Marty’s lane pain is fodder for his Christmas card

Marty’s lane pain is fodder for his Christmas card

Is it a holiday wish — or holiday diss?

The Prospect Park West bike lane controversy takes center stage on Borough President Markowitz’s annual holiday greeting card, which envisions a frenzied boulevard as the epicenter of the “Borough of Lanes.”

The illustration, by Markowitz’s regular colaborator, Oregon-based artist Dennis Adler, depicts Prospect Park West as an avenue run amok with lanes for every possible Christmastime constituency: a car lane and a bike lane, a lover’s lane, holiday-only lane, and a walking lane.

The car lane is narrowest of the six, with vehicles are piled high up in the background, a reference to Markowitz’s contention that the city favors cyclists — and, in the Beep’s satiric version of the bike lane controversy, toy soldiers, snowmen and reindeer — at the expense of motorists.

Inside are re-written lyrics to the song “My Favorite Things” that reveal more of Markowitz’s take on the bike lane controversy. The Beep sang a portion of the song, written by Brooklyn-based Jon Hatch, at a City Council hearing last week about a bill that would require public hearings before the city installs bike lanes.

“Strollers and schleppers and skaters and joggers/Holiday lanes just for egg-noggers/But let’s not forget cars — it’s getting insane/Welcome to Brooklyn, ‘The Borough of Lanes,’ ” the card reads.

Markowitz said the card is intended to “send a message,” albeit in a lighthearted way.

“I happen to believe that most of Brooklyn feels there should be oversight as to where these lanes are places,” he said. “The shouldn’t be discrimination to those who prefer to own or need their cars for their livelihood or convenience.”

He said he and wife Jamie are behind the concept of the illustration, and hope that even pro-lane advocates will “take it with a sense of humor.”

But bike lane supporters aren’t laughing.

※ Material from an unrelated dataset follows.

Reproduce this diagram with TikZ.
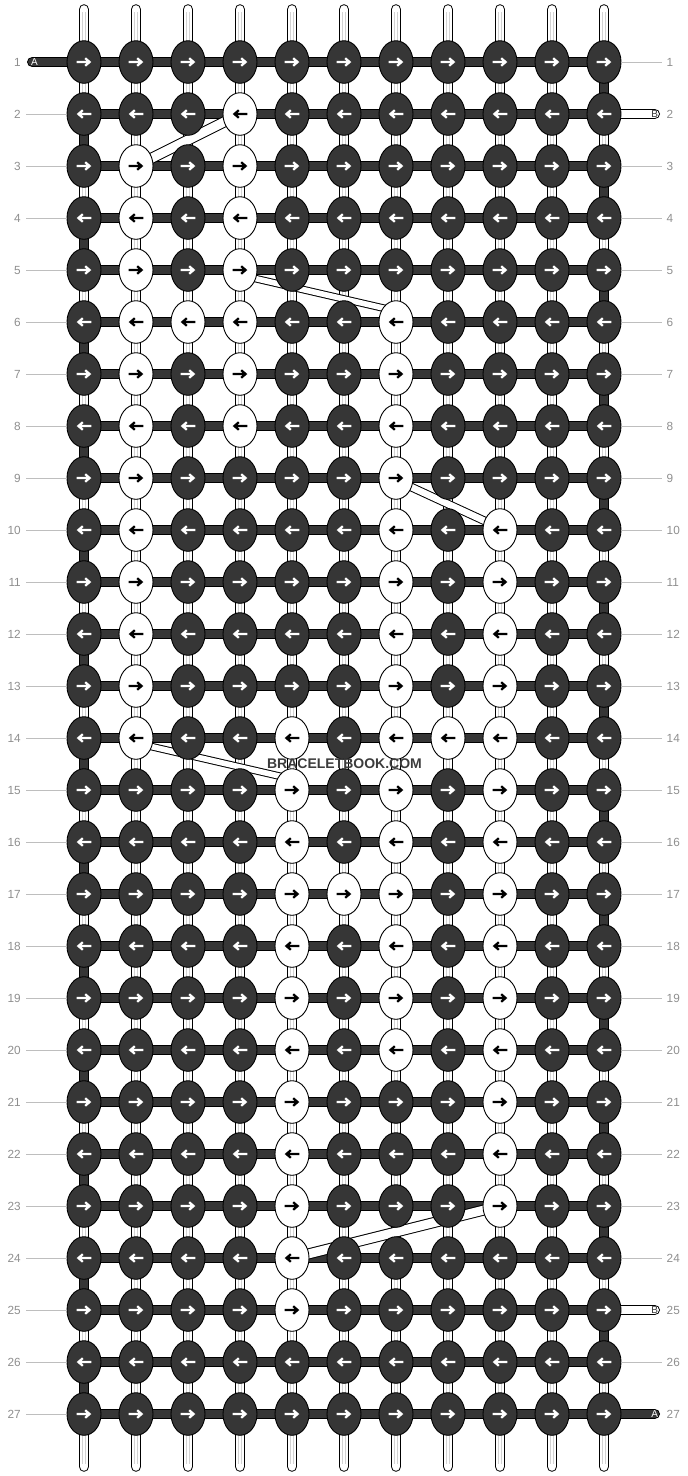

“There’s nothing funny about mocking serious street improvements that have reduced speeding and potentially saved lives,” said Kim Martineau, spokeswoman for Transportation Alternatives a cycling advocacy group.

But Martineau may be taking the Beep’s holiday card out of context. The colorful annual greeting is always filled with coded messages and timely commentary, the Beep’s holiday well-wishes have long been a source of media attention and fun.

Besides the hit-you-over-the-head-with-an-anvil-obviousness of this year’s theme, there are also “Easter eggs” hidden away in the illustration, which is part Hieronymus Bosch, part Sergio Aragonés, of Mad magazine fame.

Our eagle-eyed analysts spent hours pouring over the card and found:

• A discarded mattress, leaning against a tree —a nod to the city’s bed bug epidemic. “It’s something that impacts people,” Markowitz said.

• An African-American Santa whose sleigh is being pulled not by reindeer, but by geese, a reference to the goose slaughter this summer, when the feds killed hundreds of Prospect Park geese in the name of aviation safety. “Most of us would have loved to have seen the geese not handled in the way they were handled,” Markowitz said.

• A same-sex couple in a warm embrace, a nod to the Beep’s strong pro-gay marriage stance.

• Markowitz and his biggest booster, wife Jamie, and their African grey parrot Beep, sitting in the middle of the mayhem — sipping Champagne and eating a hot dog. Now that’s classy.